» **SET PROBLEM**
Below are records to transcribe exactly, without their pictures.

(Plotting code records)
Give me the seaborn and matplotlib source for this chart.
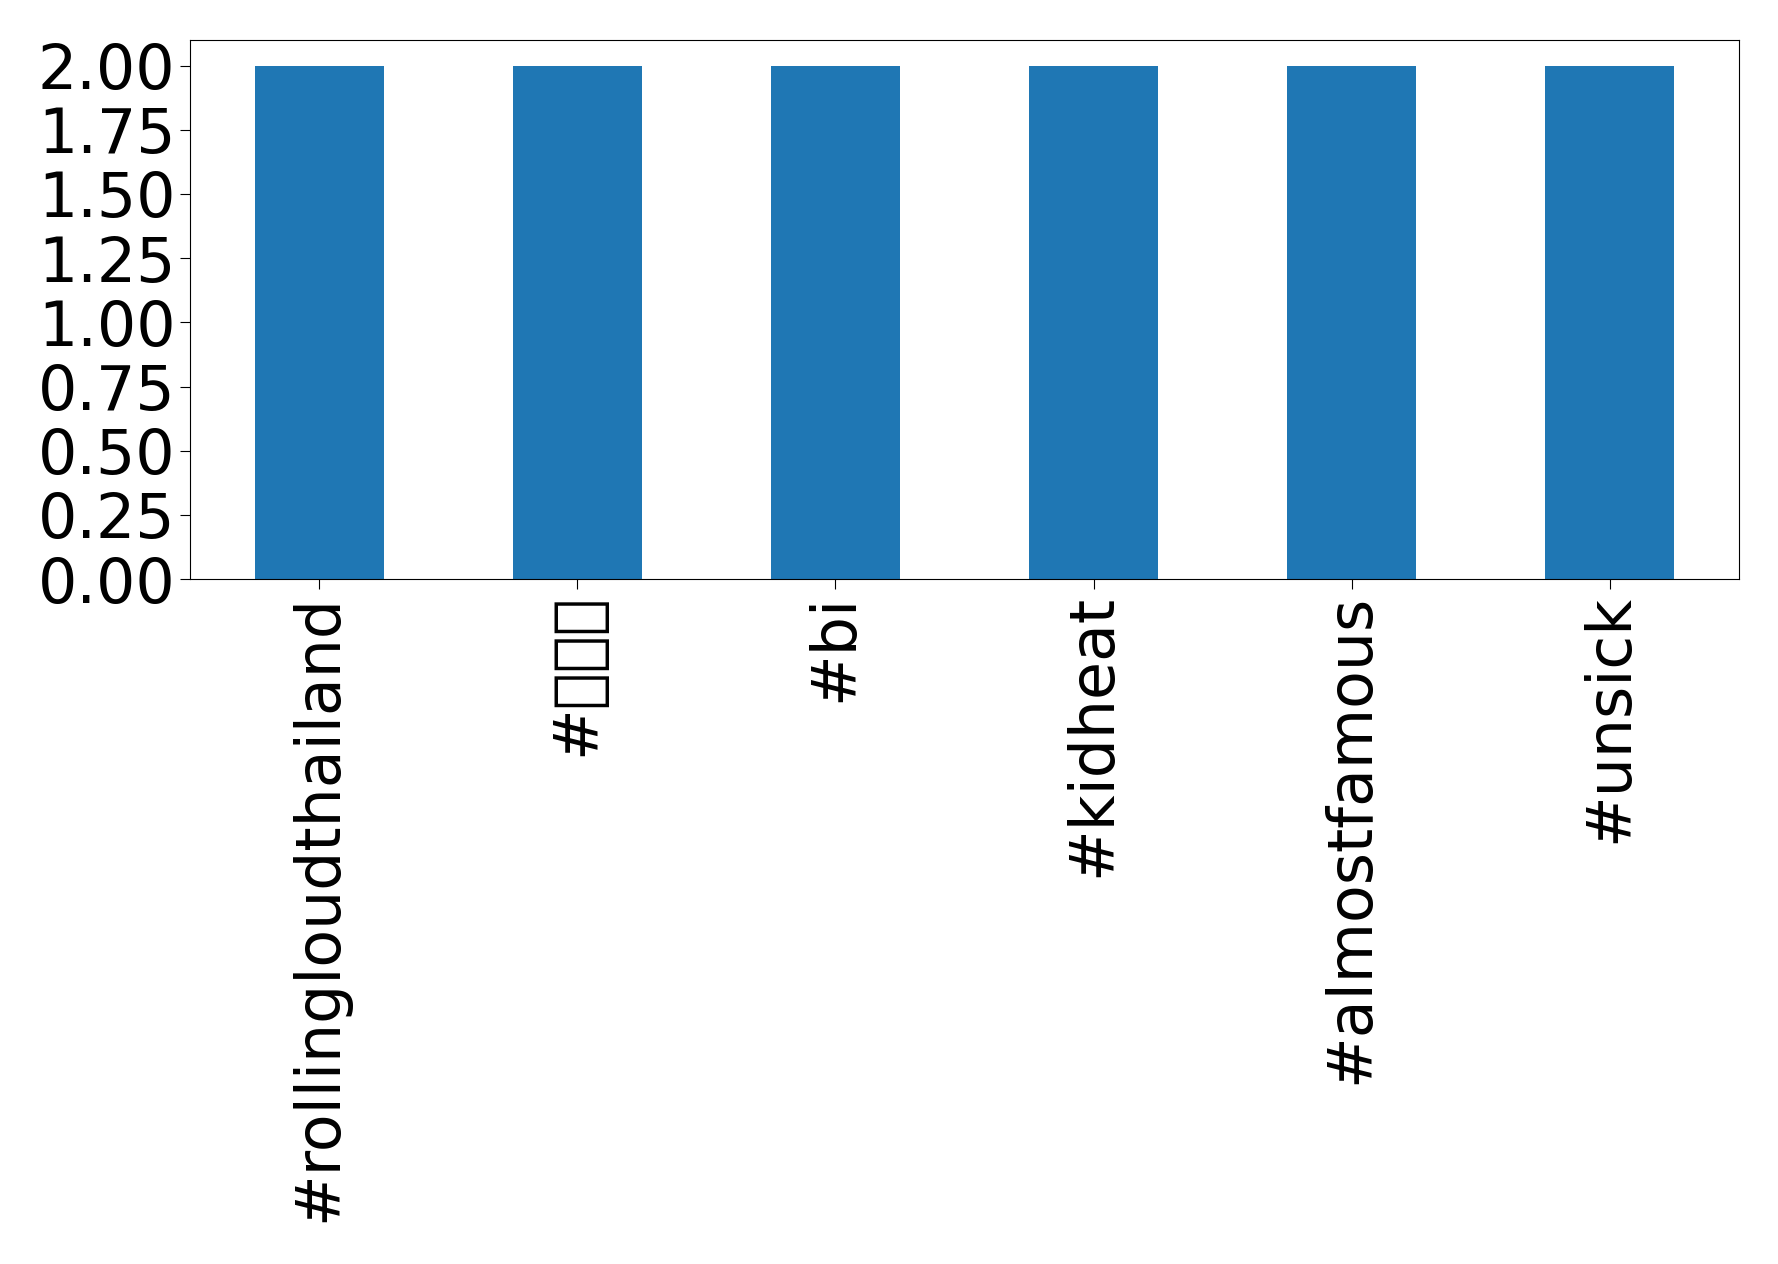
import matplotlib
matplotlib.use("Agg")
import matplotlib.pyplot as plt
import seaborn as sns
import pandas as pd

# hashtag counts
hashtags = ["#rollingloudthailand", "#ไทย", "#bi", "#kidheat", "#almostfamous", "#unsick"]
counts = [2, 2, 2, 2, 2, 2]

df = pd.DataFrame({"hashtag": hashtags, "count": counts})

# no installed family has Thai glyphs, so they show as boxes like in the reference
plt.rcParams['font.family'] = ['DejaVu Sans', 'Noto Sans', 'Noto Sans CJK SC']

fig = plt.figure(figsize=(17.78, 12.64), dpi=100)
ax = fig.add_axes([190 / 1778, 1 - 579 / 1264, (1739 - 190) / 1778, (579 - 40) / 1264])

sns.barplot(data=df, x="hashtag", y="count", color="#1f77b4", saturation=1,
            width=0.5, ax=ax)

ax.set_xlim(-0.5, 5.5)
ax.set_ylim(0, 2.1)
ax.set_xlabel("")
ax.set_ylabel("")
ax.tick_params(axis="both", labelsize=44.5, length=7)
plt.setp(ax.get_xticklabels(), rotation=90)
ax.set_yticks([0, 0.25, 0.5, 0.75, 1.0, 1.25, 1.5, 1.75, 2.0])
ax.set_yticklabels([f"{v:.2f}" for v in ax.get_yticks()])

fig.savefig("out.png", dpi=100)
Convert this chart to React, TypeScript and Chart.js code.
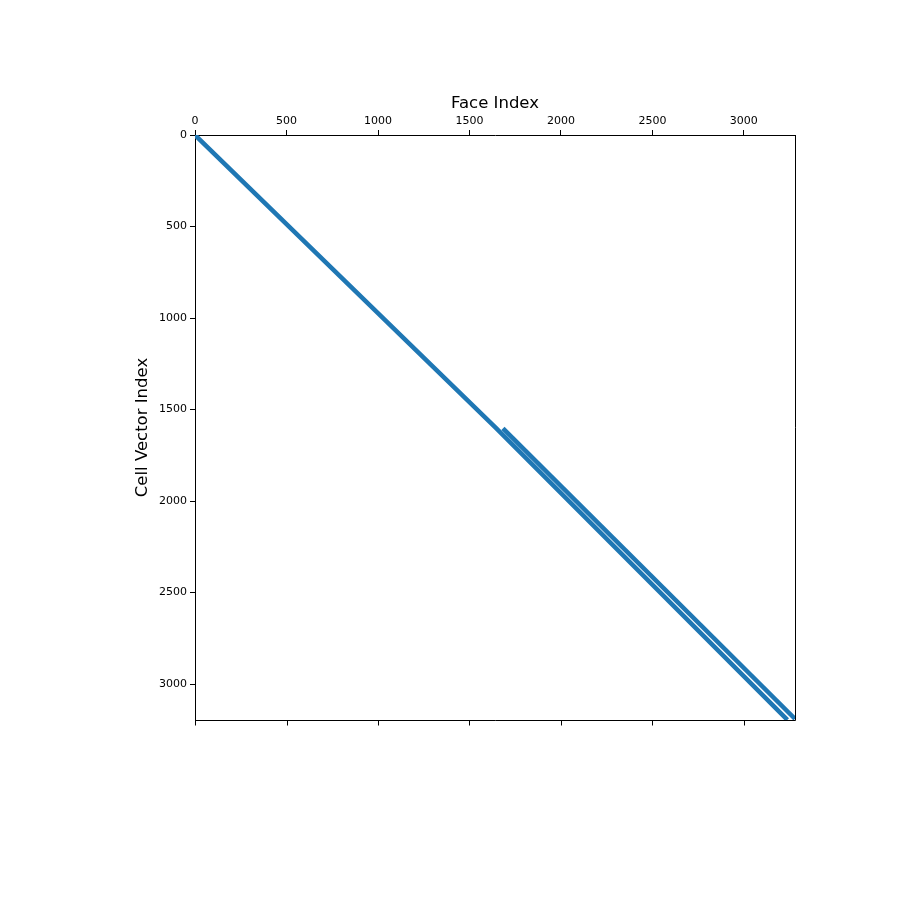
import React, { useEffect, useRef } from "react";
import { Chart, registerables } from "chart.js";

Chart.register(...registerables);

// Sparse-matrix (spy) structure: each band as (face index, cell row) anchors
const mainBandFaces = [0, 1300, 1640, 3238];
const mainBandCells = [0, 1265, 1596, 3196];
const upperBandFaces = [1683, 3279.5];
const upperBandCells = [1603, 3190];

const faceTicks = [0, 500, 1000, 1500, 2000, 2500, 3000];
const cellTicks = [0, 500, 1000, 1500, 2000, 2500, 3000];

const nFaces = 3280;
const nCells = 3197;

const xTitle = "Face Index";
const yTitle = "Cell Vector Index";

const BLUE = "#1f77b4";
const FONT = "'DejaVu Sans', sans-serif";

export default function App() {
  const ref = useRef<HTMLCanvasElement | null>(null);

  useEffect(() => {
    if (!ref.current) return;
    const toPts = (xs: number[], ys: number[]) => xs.map((x, i) => ({ x, y: ys[i] }));
    const setTicks = (vals: number[]) => (s: any) => {
      s.ticks = vals.map((v) => ({ value: v }));
    };
    const plain = (v: any) => String(v);
    const band = (xs: number[], ys: number[]) =>
      ({
        data: toPts(xs, ys),
        showLine: true,
        borderColor: BLUE,
        backgroundColor: BLUE,
        borderWidth: 4.5,
        pointRadius: 0,
        pointHoverRadius: 0,
        pointBorderWidth: 0,
        borderCapStyle: "butt",
        clip: 0,
        xAxisID: "x",
        yAxisID: "y",
      } as any);

    // draws the right & bottom spines and the (unlabelled) bottom tick marks, like matplotlib's frame
    const framePlugin = {
      id: "frame",
      afterDraw(chart: any) {
        const { ctx, chartArea } = chart;
        const xs = chart.scales.x;
        ctx.save();
        ctx.strokeStyle = "#000";
        ctx.lineWidth = 1;
        ctx.beginPath();
        const r = Math.round(chartArea.right) + 0.5;
        const b = Math.round(chartArea.bottom) + 0.5;
        ctx.moveTo(r, Math.round(chartArea.top));
        ctx.lineTo(r, b);
        ctx.moveTo(Math.round(chartArea.left), b);
        ctx.lineTo(r, b);
        for (const v of faceTicks) {
          const px = Math.round(xs.getPixelForValue(v)) + 0.5;
          ctx.moveTo(px, b);
          ctx.lineTo(px, b + 5);
        }
        ctx.stroke();
        ctx.restore();
      },
    };

    const chart = new Chart(ref.current, {
      type: "scatter",
      data: {
        datasets: [band(mainBandFaces, mainBandCells), band(upperBandFaces, upperBandCells)],
      },
      plugins: [framePlugin],
      options: {
        animation: false,
        responsive: false,
        maintainAspectRatio: false,
        events: [],
        layout: { padding: { left: 0, top: 0, right: 105, bottom: 180 } },
        plugins: { legend: { display: false }, tooltip: { enabled: false } },
        scales: {
          x: {
            type: "linear",
            position: "top",
            min: -0.5,
            max: nFaces - 0.5,
            afterBuildTicks: setTicks(faceTicks),
            afterFit: (s: any) => {
              s.height = 135;
            },
            ticks: {
              color: "#000",
              font: { family: FONT, size: 11 },
              padding: 2,
              maxRotation: 0,
              autoSkip: false,
              callback: plain,
            },
            grid: { drawOnChartArea: false, drawTicks: true, tickLength: 5, color: "#000", tickColor: "#000" },
            border: { display: true, color: "#000", width: 1 },
            title: {
              display: true,
              text: xTitle,
              color: "#000",
              font: { family: FONT, size: 16.5 },
              padding: { top: 94, bottom: 0 },
            },
          },
          y: {
            type: "linear",
            position: "left",
            reverse: true,
            min: -0.5,
            max: nCells - 0.5,
            afterBuildTicks: setTicks(cellTicks),
            afterFit: (s: any) => {
              s.width = 195;
            },
            ticks: {
              color: "#000",
              font: { family: FONT, size: 11 },
              padding: 3,
              autoSkip: false,
              callback: plain,
            },
            grid: { drawOnChartArea: false, drawTicks: true, tickLength: 5, color: "#000", tickColor: "#000" },
            border: { display: true, color: "#000", width: 1 },
            title: {
              display: true,
              text: yTitle,
              color: "#000",
              font: { family: FONT, size: 16.5 },
              padding: { top: 133, bottom: 0 },
            },
          },
        },
      },
    });
    return () => chart.destroy();
  }, []);

  return (
    <div style={{ position: "absolute", left: 0, top: 0, width: 900, height: 900, background: "#fff" }}>
      <canvas ref={ref} width={900} height={900} style={{ width: 900, height: 900 }} />
    </div>
  );
}
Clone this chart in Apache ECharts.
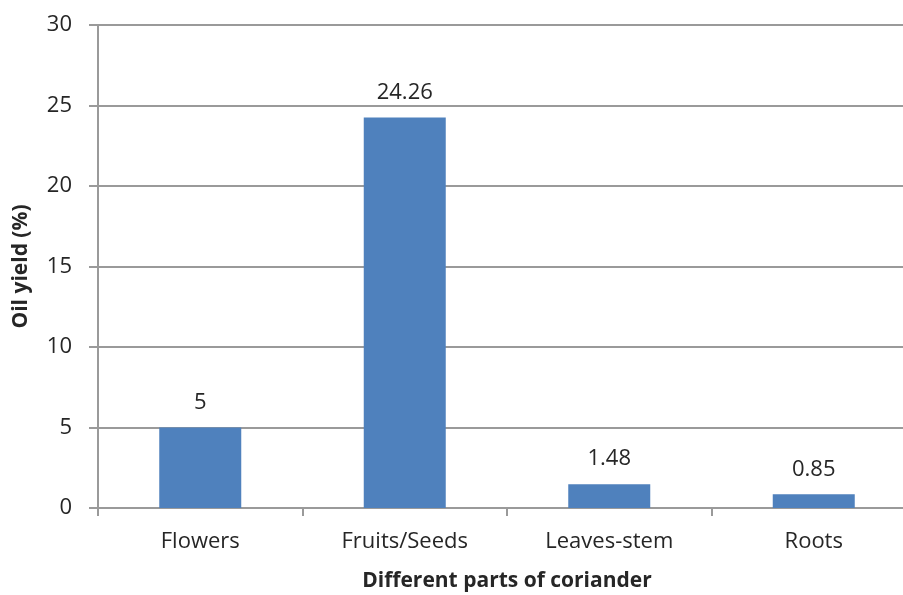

» **IN RESPONSE**
Give me the seaborn and matplotlib source for this chart.
import matplotlib
matplotlib.use("Agg")
import matplotlib.pyplot as plt
import seaborn as sns
import pandas as pd

# hashtag counts
hashtags = ["#rollingloudthailand", "#ไทย", "#bi", "#kidheat", "#almostfamous", "#unsick"]
counts = [2, 2, 2, 2, 2, 2]

df = pd.DataFrame({"hashtag": hashtags, "count": counts})

# no installed family has Thai glyphs, so they show as boxes like in the reference
plt.rcParams['font.family'] = ['DejaVu Sans', 'Noto Sans', 'Noto Sans CJK SC']

fig = plt.figure(figsize=(17.78, 12.64), dpi=100)
ax = fig.add_axes([190 / 1778, 1 - 579 / 1264, (1739 - 190) / 1778, (579 - 40) / 1264])

sns.barplot(data=df, x="hashtag", y="count", color="#1f77b4", saturation=1,
            width=0.5, ax=ax)

ax.set_xlim(-0.5, 5.5)
ax.set_ylim(0, 2.1)
ax.set_xlabel("")
ax.set_ylabel("")
ax.tick_params(axis="both", labelsize=44.5, length=7)
plt.setp(ax.get_xticklabels(), rotation=90)
ax.set_yticks([0, 0.25, 0.5, 0.75, 1.0, 1.25, 1.5, 1.75, 2.0])
ax.set_yticklabels([f"{v:.2f}" for v in ax.get_yticks()])

fig.savefig("out.png", dpi=100)
Convert this chart to React, TypeScript and Chart.js code.
import React, { useEffect, useRef } from "react";
import { Chart, registerables } from "chart.js";

Chart.register(...registerables);

// Sparse-matrix (spy) structure: each band as (face index, cell row) anchors
const mainBandFaces = [0, 1300, 1640, 3238];
const mainBandCells = [0, 1265, 1596, 3196];
const upperBandFaces = [1683, 3279.5];
const upperBandCells = [1603, 3190];

const faceTicks = [0, 500, 1000, 1500, 2000, 2500, 3000];
const cellTicks = [0, 500, 1000, 1500, 2000, 2500, 3000];

const nFaces = 3280;
const nCells = 3197;

const xTitle = "Face Index";
const yTitle = "Cell Vector Index";

const BLUE = "#1f77b4";
const FONT = "'DejaVu Sans', sans-serif";

export default function App() {
  const ref = useRef<HTMLCanvasElement | null>(null);

  useEffect(() => {
    if (!ref.current) return;
    const toPts = (xs: number[], ys: number[]) => xs.map((x, i) => ({ x, y: ys[i] }));
    const setTicks = (vals: number[]) => (s: any) => {
      s.ticks = vals.map((v) => ({ value: v }));
    };
    const plain = (v: any) => String(v);
    const band = (xs: number[], ys: number[]) =>
      ({
        data: toPts(xs, ys),
        showLine: true,
        borderColor: BLUE,
        backgroundColor: BLUE,
        borderWidth: 4.5,
        pointRadius: 0,
        pointHoverRadius: 0,
        pointBorderWidth: 0,
        borderCapStyle: "butt",
        clip: 0,
        xAxisID: "x",
        yAxisID: "y",
      } as any);

    // draws the right & bottom spines and the (unlabelled) bottom tick marks, like matplotlib's frame
    const framePlugin = {
      id: "frame",
      afterDraw(chart: any) {
        const { ctx, chartArea } = chart;
        const xs = chart.scales.x;
        ctx.save();
        ctx.strokeStyle = "#000";
        ctx.lineWidth = 1;
        ctx.beginPath();
        const r = Math.round(chartArea.right) + 0.5;
        const b = Math.round(chartArea.bottom) + 0.5;
        ctx.moveTo(r, Math.round(chartArea.top));
        ctx.lineTo(r, b);
        ctx.moveTo(Math.round(chartArea.left), b);
        ctx.lineTo(r, b);
        for (const v of faceTicks) {
          const px = Math.round(xs.getPixelForValue(v)) + 0.5;
          ctx.moveTo(px, b);
          ctx.lineTo(px, b + 5);
        }
        ctx.stroke();
        ctx.restore();
      },
    };

    const chart = new Chart(ref.current, {
      type: "scatter",
      data: {
        datasets: [band(mainBandFaces, mainBandCells), band(upperBandFaces, upperBandCells)],
      },
      plugins: [framePlugin],
      options: {
        animation: false,
        responsive: false,
        maintainAspectRatio: false,
        events: [],
        layout: { padding: { left: 0, top: 0, right: 105, bottom: 180 } },
        plugins: { legend: { display: false }, tooltip: { enabled: false } },
        scales: {
          x: {
            type: "linear",
            position: "top",
            min: -0.5,
            max: nFaces - 0.5,
            afterBuildTicks: setTicks(faceTicks),
            afterFit: (s: any) => {
              s.height = 135;
            },
            ticks: {
              color: "#000",
              font: { family: FONT, size: 11 },
              padding: 2,
              maxRotation: 0,
              autoSkip: false,
              callback: plain,
            },
            grid: { drawOnChartArea: false, drawTicks: true, tickLength: 5, color: "#000", tickColor: "#000" },
            border: { display: true, color: "#000", width: 1 },
            title: {
              display: true,
              text: xTitle,
              color: "#000",
              font: { family: FONT, size: 16.5 },
              padding: { top: 94, bottom: 0 },
            },
          },
          y: {
            type: "linear",
            position: "left",
            reverse: true,
            min: -0.5,
            max: nCells - 0.5,
            afterBuildTicks: setTicks(cellTicks),
            afterFit: (s: any) => {
              s.width = 195;
            },
            ticks: {
              color: "#000",
              font: { family: FONT, size: 11 },
              padding: 3,
              autoSkip: false,
              callback: plain,
            },
            grid: { drawOnChartArea: false, drawTicks: true, tickLength: 5, color: "#000", tickColor: "#000" },
            border: { display: true, color: "#000", width: 1 },
            title: {
              display: true,
              text: yTitle,
              color: "#000",
              font: { family: FONT, size: 16.5 },
              padding: { top: 133, bottom: 0 },
            },
          },
        },
      },
    });
    return () => chart.destroy();
  }, []);

  return (
    <div style={{ position: "absolute", left: 0, top: 0, width: 900, height: 900, background: "#fff" }}>
      <canvas ref={ref} width={900} height={900} style={{ width: 900, height: 900 }} />
    </div>
  );
}
Clone this chart in Apache ECharts.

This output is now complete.